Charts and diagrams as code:
──────
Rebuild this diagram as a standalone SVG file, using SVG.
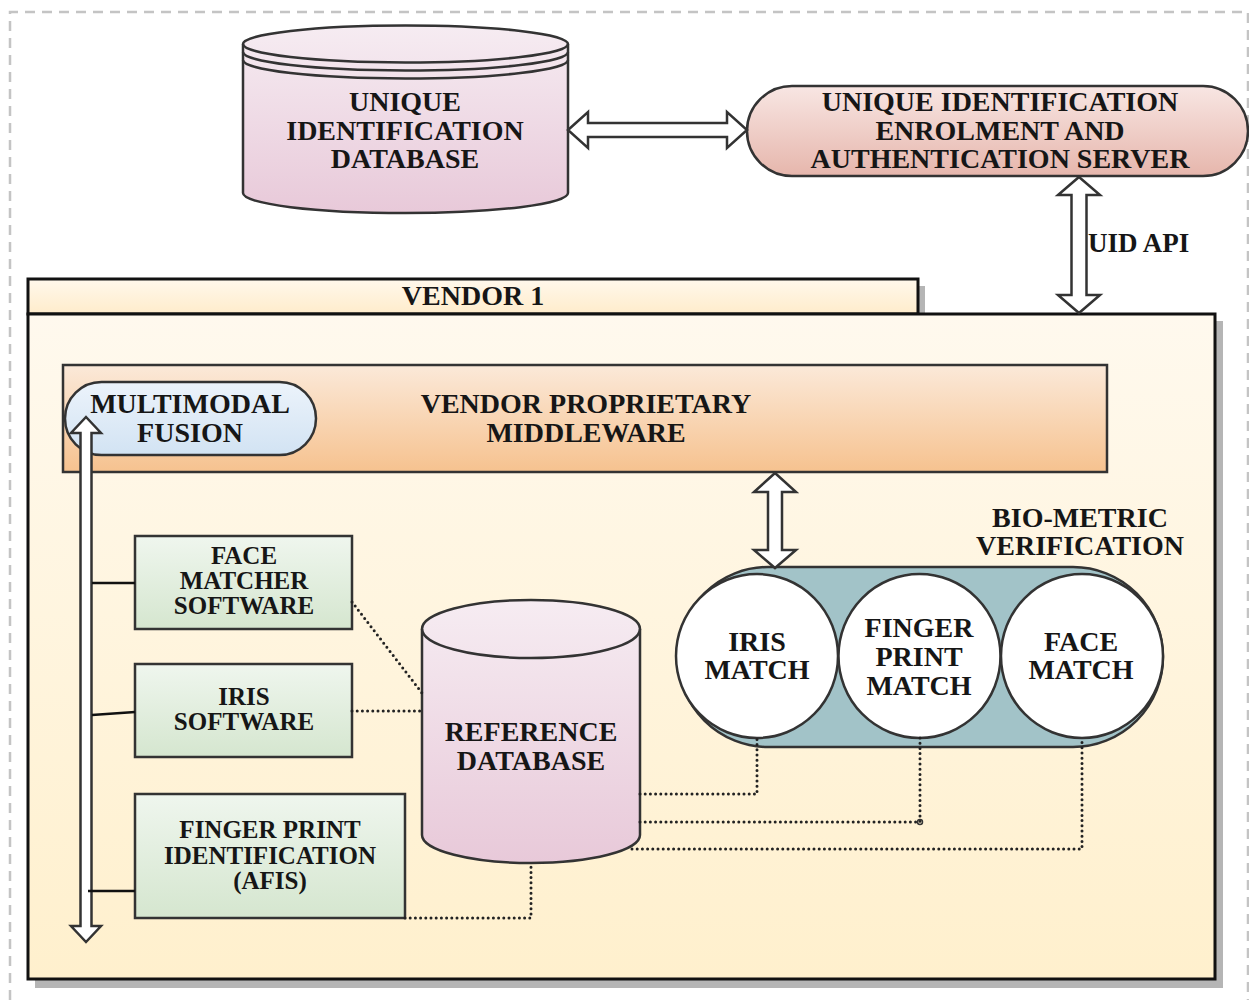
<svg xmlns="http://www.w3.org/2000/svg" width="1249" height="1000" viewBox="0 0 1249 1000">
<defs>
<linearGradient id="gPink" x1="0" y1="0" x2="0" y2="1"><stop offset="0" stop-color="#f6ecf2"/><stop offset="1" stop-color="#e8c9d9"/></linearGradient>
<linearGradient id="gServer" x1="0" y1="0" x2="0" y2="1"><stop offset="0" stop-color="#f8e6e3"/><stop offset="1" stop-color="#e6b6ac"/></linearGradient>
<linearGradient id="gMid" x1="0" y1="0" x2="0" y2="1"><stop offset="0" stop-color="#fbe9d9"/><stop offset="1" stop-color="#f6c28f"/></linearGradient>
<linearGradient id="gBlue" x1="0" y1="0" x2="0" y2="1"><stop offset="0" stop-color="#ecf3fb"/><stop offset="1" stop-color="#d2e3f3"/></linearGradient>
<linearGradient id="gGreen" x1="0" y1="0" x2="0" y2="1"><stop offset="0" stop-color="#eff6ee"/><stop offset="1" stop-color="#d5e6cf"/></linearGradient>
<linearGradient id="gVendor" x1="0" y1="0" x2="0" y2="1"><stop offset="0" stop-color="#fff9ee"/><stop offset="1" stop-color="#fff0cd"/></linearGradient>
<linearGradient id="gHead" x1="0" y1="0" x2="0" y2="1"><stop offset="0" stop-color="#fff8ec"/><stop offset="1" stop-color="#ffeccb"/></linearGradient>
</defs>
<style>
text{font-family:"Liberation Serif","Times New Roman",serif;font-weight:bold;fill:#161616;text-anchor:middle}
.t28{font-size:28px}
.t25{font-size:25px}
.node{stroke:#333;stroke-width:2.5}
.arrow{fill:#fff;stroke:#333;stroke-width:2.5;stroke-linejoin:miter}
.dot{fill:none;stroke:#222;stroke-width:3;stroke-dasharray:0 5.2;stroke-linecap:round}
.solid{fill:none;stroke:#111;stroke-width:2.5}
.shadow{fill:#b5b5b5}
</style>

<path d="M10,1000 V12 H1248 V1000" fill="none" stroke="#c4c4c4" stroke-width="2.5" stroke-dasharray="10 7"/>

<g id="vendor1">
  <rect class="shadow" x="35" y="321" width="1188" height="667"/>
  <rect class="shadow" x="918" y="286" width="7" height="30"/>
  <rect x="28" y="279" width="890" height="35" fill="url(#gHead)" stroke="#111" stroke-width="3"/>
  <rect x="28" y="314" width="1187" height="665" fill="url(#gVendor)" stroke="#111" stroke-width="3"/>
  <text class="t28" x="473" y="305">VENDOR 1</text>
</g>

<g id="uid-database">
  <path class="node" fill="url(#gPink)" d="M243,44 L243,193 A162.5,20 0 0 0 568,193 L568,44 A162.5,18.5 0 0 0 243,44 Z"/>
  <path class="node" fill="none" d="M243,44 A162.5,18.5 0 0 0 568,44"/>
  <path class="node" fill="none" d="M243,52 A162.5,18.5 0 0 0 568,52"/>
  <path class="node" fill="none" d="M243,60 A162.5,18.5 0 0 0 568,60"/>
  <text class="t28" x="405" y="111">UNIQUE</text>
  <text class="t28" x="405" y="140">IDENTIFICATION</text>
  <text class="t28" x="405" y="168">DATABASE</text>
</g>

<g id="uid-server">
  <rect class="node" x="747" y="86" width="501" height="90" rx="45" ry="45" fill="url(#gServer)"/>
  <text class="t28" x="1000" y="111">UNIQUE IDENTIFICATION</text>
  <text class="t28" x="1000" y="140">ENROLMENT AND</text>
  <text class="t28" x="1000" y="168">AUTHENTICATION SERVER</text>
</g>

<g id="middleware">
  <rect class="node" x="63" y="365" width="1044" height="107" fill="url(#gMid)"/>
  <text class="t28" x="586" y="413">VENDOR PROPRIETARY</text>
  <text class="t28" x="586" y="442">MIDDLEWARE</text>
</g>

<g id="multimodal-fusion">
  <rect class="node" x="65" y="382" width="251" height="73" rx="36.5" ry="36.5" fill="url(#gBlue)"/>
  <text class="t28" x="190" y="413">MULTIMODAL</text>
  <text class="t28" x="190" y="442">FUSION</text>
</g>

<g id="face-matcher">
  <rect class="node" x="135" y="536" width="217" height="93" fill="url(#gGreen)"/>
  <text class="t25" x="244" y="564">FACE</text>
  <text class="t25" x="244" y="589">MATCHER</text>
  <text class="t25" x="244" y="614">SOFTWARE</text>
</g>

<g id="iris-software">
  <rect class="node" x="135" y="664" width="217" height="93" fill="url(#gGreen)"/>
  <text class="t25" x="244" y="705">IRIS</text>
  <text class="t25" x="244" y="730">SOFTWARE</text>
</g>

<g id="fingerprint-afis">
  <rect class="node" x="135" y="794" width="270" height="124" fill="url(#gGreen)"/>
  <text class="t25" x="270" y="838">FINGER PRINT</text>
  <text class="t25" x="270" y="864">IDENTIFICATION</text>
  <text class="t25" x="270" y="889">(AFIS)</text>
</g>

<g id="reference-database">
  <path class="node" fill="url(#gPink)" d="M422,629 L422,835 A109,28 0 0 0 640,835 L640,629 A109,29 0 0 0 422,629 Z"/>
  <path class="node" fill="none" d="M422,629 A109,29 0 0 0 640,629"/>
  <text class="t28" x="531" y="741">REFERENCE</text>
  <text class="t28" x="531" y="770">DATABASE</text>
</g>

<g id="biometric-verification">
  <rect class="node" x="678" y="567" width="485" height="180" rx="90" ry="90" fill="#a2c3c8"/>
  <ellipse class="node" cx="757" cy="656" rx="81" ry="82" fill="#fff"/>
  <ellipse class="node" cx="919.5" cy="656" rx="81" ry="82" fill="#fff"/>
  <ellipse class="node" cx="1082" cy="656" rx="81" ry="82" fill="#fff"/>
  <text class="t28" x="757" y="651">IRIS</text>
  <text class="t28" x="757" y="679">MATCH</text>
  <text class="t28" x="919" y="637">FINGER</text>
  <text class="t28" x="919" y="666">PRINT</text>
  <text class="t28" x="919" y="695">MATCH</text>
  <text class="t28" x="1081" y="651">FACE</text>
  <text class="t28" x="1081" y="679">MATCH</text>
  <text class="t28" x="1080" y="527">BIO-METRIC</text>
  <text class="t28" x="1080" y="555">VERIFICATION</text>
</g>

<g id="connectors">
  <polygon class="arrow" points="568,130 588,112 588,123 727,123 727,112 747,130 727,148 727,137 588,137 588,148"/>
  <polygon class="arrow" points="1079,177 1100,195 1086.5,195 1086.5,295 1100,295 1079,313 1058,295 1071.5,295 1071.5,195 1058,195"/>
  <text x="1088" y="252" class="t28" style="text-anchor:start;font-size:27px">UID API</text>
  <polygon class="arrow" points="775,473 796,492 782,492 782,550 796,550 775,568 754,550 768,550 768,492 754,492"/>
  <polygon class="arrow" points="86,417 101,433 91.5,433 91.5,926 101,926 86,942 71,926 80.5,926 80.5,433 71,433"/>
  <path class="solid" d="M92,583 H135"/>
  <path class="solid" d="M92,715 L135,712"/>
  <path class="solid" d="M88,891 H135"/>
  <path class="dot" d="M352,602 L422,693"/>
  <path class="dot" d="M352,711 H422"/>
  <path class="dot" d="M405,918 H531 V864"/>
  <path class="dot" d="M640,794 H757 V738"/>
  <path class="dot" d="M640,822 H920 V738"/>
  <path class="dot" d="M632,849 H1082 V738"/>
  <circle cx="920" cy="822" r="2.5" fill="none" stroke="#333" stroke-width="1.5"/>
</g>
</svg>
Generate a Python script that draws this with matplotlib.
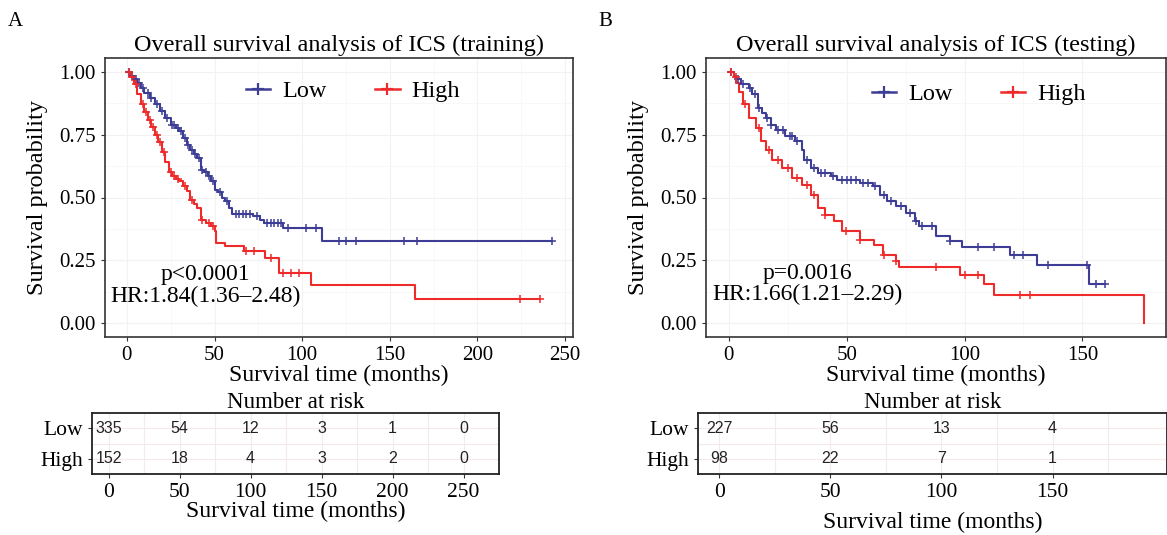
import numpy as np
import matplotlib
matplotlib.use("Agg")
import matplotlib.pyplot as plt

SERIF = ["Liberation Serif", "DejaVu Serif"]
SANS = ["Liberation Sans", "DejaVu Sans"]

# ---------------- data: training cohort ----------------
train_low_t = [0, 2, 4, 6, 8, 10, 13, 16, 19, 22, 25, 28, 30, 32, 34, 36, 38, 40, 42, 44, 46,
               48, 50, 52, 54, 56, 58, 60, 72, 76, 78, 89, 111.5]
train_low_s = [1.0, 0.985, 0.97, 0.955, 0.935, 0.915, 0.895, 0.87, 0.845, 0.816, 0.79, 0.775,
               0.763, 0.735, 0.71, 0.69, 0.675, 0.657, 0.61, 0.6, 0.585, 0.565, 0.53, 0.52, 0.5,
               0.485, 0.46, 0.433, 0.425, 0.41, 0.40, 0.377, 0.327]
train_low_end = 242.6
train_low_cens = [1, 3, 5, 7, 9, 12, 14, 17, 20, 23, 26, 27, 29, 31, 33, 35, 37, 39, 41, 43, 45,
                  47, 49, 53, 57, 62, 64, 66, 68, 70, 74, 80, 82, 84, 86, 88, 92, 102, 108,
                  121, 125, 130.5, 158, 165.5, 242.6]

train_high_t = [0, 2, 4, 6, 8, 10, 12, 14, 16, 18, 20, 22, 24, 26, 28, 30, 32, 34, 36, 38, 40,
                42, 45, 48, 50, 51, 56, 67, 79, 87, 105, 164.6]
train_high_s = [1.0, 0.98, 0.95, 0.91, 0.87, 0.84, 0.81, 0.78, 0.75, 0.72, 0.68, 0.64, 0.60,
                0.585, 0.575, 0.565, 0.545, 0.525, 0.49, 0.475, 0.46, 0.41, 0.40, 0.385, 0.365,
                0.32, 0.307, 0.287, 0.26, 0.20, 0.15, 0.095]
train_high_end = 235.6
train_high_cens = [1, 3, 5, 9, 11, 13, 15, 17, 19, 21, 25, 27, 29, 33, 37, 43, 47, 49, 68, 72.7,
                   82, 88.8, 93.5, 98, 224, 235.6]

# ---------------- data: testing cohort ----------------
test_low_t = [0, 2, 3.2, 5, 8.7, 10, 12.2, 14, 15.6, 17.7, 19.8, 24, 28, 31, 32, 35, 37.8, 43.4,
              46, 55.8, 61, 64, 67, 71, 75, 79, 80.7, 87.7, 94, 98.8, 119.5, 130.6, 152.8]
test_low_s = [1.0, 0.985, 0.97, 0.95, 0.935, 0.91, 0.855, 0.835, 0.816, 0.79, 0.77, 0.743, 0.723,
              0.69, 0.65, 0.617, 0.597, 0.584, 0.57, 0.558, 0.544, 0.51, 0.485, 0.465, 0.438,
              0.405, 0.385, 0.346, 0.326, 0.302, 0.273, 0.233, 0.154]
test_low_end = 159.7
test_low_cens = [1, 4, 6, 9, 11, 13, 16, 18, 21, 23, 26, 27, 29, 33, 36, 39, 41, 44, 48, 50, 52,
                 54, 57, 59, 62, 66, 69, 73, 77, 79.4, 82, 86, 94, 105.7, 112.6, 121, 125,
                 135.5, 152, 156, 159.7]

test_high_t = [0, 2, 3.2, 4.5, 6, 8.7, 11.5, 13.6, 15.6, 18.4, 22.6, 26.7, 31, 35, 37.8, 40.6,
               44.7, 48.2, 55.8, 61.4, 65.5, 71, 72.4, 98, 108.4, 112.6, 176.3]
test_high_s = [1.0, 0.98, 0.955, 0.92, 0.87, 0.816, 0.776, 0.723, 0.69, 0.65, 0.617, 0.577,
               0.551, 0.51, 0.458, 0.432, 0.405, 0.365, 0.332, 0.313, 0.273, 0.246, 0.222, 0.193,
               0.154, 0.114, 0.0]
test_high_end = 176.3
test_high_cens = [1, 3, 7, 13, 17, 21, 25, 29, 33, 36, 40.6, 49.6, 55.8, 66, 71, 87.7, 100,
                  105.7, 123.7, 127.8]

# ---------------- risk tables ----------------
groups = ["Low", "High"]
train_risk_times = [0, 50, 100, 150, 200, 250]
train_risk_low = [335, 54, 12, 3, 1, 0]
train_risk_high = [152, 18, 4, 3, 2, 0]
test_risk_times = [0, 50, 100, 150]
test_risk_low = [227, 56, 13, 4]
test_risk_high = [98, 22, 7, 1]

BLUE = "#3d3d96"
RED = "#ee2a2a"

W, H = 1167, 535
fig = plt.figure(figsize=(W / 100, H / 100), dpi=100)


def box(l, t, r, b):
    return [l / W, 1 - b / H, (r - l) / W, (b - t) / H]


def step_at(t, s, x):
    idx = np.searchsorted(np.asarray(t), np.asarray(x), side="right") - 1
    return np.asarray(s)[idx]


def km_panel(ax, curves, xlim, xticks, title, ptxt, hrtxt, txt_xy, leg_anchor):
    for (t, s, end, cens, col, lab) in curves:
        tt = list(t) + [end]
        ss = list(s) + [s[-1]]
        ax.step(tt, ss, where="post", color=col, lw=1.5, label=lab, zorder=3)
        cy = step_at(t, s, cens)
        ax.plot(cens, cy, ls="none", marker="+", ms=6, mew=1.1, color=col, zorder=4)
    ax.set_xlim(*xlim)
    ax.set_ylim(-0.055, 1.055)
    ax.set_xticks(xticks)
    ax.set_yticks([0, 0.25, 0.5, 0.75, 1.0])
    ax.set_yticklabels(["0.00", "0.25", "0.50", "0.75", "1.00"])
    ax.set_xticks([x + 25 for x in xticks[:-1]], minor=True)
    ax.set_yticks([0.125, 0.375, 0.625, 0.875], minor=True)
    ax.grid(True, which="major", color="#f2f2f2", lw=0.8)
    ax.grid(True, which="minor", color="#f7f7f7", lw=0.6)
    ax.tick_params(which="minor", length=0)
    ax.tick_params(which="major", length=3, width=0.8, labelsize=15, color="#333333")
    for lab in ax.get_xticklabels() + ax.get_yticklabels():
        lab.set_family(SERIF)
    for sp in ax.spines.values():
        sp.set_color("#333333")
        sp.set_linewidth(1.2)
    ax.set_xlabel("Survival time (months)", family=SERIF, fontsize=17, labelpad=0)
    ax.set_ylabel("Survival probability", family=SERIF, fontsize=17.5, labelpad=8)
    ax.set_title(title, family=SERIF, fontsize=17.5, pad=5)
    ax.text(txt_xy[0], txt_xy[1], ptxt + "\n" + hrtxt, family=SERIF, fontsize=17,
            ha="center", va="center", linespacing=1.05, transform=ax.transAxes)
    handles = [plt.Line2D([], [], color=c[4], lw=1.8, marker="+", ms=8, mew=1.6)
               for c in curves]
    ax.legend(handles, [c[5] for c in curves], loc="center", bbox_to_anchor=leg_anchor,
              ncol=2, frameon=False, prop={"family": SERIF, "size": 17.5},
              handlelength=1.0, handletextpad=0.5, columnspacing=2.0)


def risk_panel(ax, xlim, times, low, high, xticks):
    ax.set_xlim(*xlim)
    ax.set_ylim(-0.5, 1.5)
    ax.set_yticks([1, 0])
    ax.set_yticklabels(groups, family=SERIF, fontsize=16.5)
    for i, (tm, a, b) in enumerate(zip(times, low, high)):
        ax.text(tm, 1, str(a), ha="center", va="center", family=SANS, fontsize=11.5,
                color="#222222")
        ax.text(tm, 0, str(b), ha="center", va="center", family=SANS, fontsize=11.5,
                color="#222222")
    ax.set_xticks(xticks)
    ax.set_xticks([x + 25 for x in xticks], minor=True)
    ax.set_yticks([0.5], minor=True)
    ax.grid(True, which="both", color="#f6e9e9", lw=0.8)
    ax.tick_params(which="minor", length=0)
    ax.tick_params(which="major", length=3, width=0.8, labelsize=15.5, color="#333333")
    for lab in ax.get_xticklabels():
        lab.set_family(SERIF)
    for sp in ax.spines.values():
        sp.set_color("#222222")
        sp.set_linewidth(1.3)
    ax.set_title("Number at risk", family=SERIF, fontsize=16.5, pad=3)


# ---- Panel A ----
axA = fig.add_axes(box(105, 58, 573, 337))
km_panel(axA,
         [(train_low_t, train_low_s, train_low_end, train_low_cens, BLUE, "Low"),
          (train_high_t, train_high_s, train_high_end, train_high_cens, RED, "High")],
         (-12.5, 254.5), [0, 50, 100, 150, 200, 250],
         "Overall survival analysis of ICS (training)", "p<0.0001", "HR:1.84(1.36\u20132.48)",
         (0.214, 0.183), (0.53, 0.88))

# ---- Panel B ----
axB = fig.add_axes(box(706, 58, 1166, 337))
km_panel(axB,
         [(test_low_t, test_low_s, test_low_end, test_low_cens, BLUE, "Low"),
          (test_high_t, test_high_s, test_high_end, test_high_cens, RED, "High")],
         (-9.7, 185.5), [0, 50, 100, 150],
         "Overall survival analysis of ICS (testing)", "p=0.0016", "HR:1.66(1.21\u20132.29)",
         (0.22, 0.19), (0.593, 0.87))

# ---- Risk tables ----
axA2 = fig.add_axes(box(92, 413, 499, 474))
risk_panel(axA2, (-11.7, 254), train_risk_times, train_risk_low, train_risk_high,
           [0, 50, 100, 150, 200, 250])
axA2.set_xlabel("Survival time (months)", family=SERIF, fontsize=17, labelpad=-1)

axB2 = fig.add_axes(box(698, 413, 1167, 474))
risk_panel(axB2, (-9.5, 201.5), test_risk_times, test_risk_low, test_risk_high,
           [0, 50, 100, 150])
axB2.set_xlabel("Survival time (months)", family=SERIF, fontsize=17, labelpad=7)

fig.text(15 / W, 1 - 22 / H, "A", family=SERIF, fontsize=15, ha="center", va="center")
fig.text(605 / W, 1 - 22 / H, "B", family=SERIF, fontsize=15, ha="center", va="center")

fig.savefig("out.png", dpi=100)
──────
▶ **AIM**:
From the listing above, restate verbatim the lines running from the one with "Generate a Python" through the one with "121, 125, 130.5, 158, 165.5, 242.6]", inclusive, but not the pictures.

▶ **CORRECT OUTPUT**:
Generate a Python script that draws this with matplotlib.
import numpy as np
import matplotlib
matplotlib.use("Agg")
import matplotlib.pyplot as plt

SERIF = ["Liberation Serif", "DejaVu Serif"]
SANS = ["Liberation Sans", "DejaVu Sans"]

# ---------------- data: training cohort ----------------
train_low_t = [0, 2, 4, 6, 8, 10, 13, 16, 19, 22, 25, 28, 30, 32, 34, 36, 38, 40, 42, 44, 46,
               48, 50, 52, 54, 56, 58, 60, 72, 76, 78, 89, 111.5]
train_low_s = [1.0, 0.985, 0.97, 0.955, 0.935, 0.915, 0.895, 0.87, 0.845, 0.816, 0.79, 0.775,
               0.763, 0.735, 0.71, 0.69, 0.675, 0.657, 0.61, 0.6, 0.585, 0.565, 0.53, 0.52, 0.5,
               0.485, 0.46, 0.433, 0.425, 0.41, 0.40, 0.377, 0.327]
train_low_end = 242.6
train_low_cens = [1, 3, 5, 7, 9, 12, 14, 17, 20, 23, 26, 27, 29, 31, 33, 35, 37, 39, 41, 43, 45,
                  47, 49, 53, 57, 62, 64, 66, 68, 70, 74, 80, 82, 84, 86, 88, 92, 102, 108,
                  121, 125, 130.5, 158, 165.5, 242.6]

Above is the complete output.